◆ WHAT TO WORK ON: Skip the pictures. Reproduce all other material exactly.

◆ DATASET ROWS:
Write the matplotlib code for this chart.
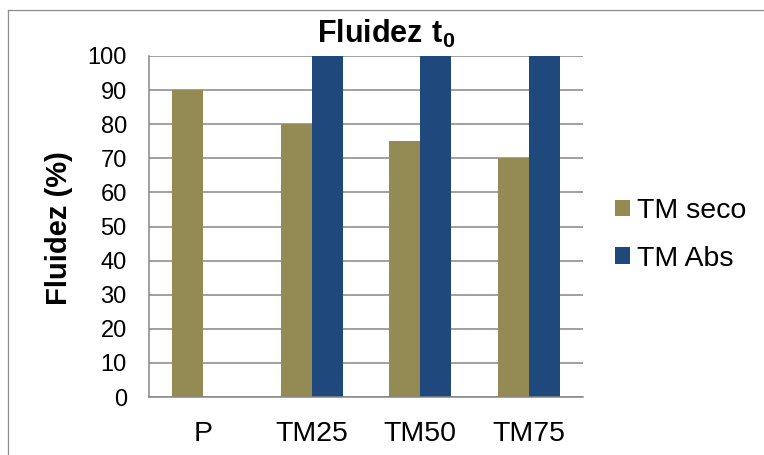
import numpy as np
import matplotlib
matplotlib.use("Agg")
import matplotlib.pyplot as plt
from matplotlib.lines import Line2D

categories = ["P", "TM25", "TM50", "TM75"]
tm_seco = [90, 80, 75, 70]
tm_abs = [None, 100, 100, 100]
series_names = ["TM seco", "TM Abs"]
yticks = list(range(0, 101, 10))

plt.rcParams['font.family'] = ['Liberation Sans', 'DejaVu Sans']
plt.rcParams['mathtext.fontset'] = 'custom'
plt.rcParams['mathtext.bf'] = 'Liberation Sans:bold'
plt.rcParams['mathtext.rm'] = 'Liberation Sans'

W, H = 764, 455
fig = plt.figure(figsize=(W / 100, H / 100), dpi=100)
fig.patch.set_facecolor('white')

left, right, top, bottom = 149, 583, 56, 397
ax = fig.add_axes([left / W, (H - bottom) / H, (right - left) / W, (bottom - top) / H])

c_seco = '#948A54'
c_abs = '#1F497D'
grid_c = '#868686'

x = np.arange(len(categories))
w = 1 / 3.5
b1 = ax.bar(x - w / 2, tm_seco, width=w, color=c_seco, zorder=3, label=series_names[0])
idx = [i for i, v in enumerate(tm_abs) if v is not None]
vals = [tm_abs[i] for i in idx]
b2 = ax.bar(np.array(idx) + w / 2, vals, width=w, color=c_abs, zorder=3, label=series_names[1])

ax.set_xlim(-0.5, len(categories) - 0.5)
ax.set_ylim(0, 100)
ax.set_yticks(yticks)
ax.set_xticks(x)
ax.set_xticklabels(categories, fontsize=20.5)
ax.tick_params(axis='y', length=0, pad=16, labelsize=17)
ax.tick_params(axis='x', length=0, pad=17)
ax.yaxis.grid(True, color=grid_c, linewidth=1.1, zorder=0)
ax.set_axisbelow(True)
for s in ['top', 'right']:
    ax.spines[s].set_visible(False)
for s in ['left', 'bottom']:
    ax.spines[s].set_color(grid_c)
    ax.spines[s].set_linewidth(1.1)
    ax.spines[s].set_zorder(4)

fig.text(386 / W, (H - 43) / H, r"$\mathbf{Fluidez\ t_0}$", ha='center', va='baseline',
         fontsize=22)
fig.text(59 / W, (H - 228) / H, "Fluidez (%)", rotation=90, ha='center', va='center',
         fontsize=21, fontweight='bold')

fig.legend(handles=[b1, b2], labels=series_names, loc='center left',
           bbox_to_anchor=(615 / W, (H - 235) / H), frameon=False, fontsize=20.5,
           handlelength=0.53, handleheight=0.53, handletextpad=0.25,
           labelspacing=0.76, borderpad=0, borderaxespad=0)

bx = 7.5 / W
by = (H - 9.5) / H
fig.add_artist(Line2D([bx, 1], [by, by], transform=fig.transFigure, color='#8c8c8c', linewidth=0.9))
fig.add_artist(Line2D([bx, bx], [0, by], transform=fig.transFigure, color='#8c8c8c', linewidth=0.9))

fig.savefig('out.png', dpi=100, facecolor='white')
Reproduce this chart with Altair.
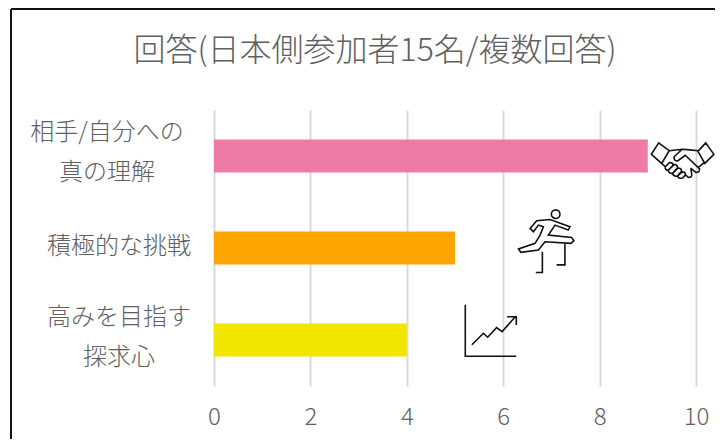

◆ OUTPUT FOR THIS EXERCISE:
Write the matplotlib code for this chart.
import numpy as np
import matplotlib
matplotlib.use("Agg")
import matplotlib.pyplot as plt
from matplotlib.lines import Line2D

categories = ["P", "TM25", "TM50", "TM75"]
tm_seco = [90, 80, 75, 70]
tm_abs = [None, 100, 100, 100]
series_names = ["TM seco", "TM Abs"]
yticks = list(range(0, 101, 10))

plt.rcParams['font.family'] = ['Liberation Sans', 'DejaVu Sans']
plt.rcParams['mathtext.fontset'] = 'custom'
plt.rcParams['mathtext.bf'] = 'Liberation Sans:bold'
plt.rcParams['mathtext.rm'] = 'Liberation Sans'

W, H = 764, 455
fig = plt.figure(figsize=(W / 100, H / 100), dpi=100)
fig.patch.set_facecolor('white')

left, right, top, bottom = 149, 583, 56, 397
ax = fig.add_axes([left / W, (H - bottom) / H, (right - left) / W, (bottom - top) / H])

c_seco = '#948A54'
c_abs = '#1F497D'
grid_c = '#868686'

x = np.arange(len(categories))
w = 1 / 3.5
b1 = ax.bar(x - w / 2, tm_seco, width=w, color=c_seco, zorder=3, label=series_names[0])
idx = [i for i, v in enumerate(tm_abs) if v is not None]
vals = [tm_abs[i] for i in idx]
b2 = ax.bar(np.array(idx) + w / 2, vals, width=w, color=c_abs, zorder=3, label=series_names[1])

ax.set_xlim(-0.5, len(categories) - 0.5)
ax.set_ylim(0, 100)
ax.set_yticks(yticks)
ax.set_xticks(x)
ax.set_xticklabels(categories, fontsize=20.5)
ax.tick_params(axis='y', length=0, pad=16, labelsize=17)
ax.tick_params(axis='x', length=0, pad=17)
ax.yaxis.grid(True, color=grid_c, linewidth=1.1, zorder=0)
ax.set_axisbelow(True)
for s in ['top', 'right']:
    ax.spines[s].set_visible(False)
for s in ['left', 'bottom']:
    ax.spines[s].set_color(grid_c)
    ax.spines[s].set_linewidth(1.1)
    ax.spines[s].set_zorder(4)

fig.text(386 / W, (H - 43) / H, r"$\mathbf{Fluidez\ t_0}$", ha='center', va='baseline',
         fontsize=22)
fig.text(59 / W, (H - 228) / H, "Fluidez (%)", rotation=90, ha='center', va='center',
         fontsize=21, fontweight='bold')

fig.legend(handles=[b1, b2], labels=series_names, loc='center left',
           bbox_to_anchor=(615 / W, (H - 235) / H), frameon=False, fontsize=20.5,
           handlelength=0.53, handleheight=0.53, handletextpad=0.25,
           labelspacing=0.76, borderpad=0, borderaxespad=0)

bx = 7.5 / W
by = (H - 9.5) / H
fig.add_artist(Line2D([bx, 1], [by, by], transform=fig.transFigure, color='#8c8c8c', linewidth=0.9))
fig.add_artist(Line2D([bx, bx], [0, by], transform=fig.transFigure, color='#8c8c8c', linewidth=0.9))

fig.savefig('out.png', dpi=100, facecolor='white')
Reproduce this chart with Altair.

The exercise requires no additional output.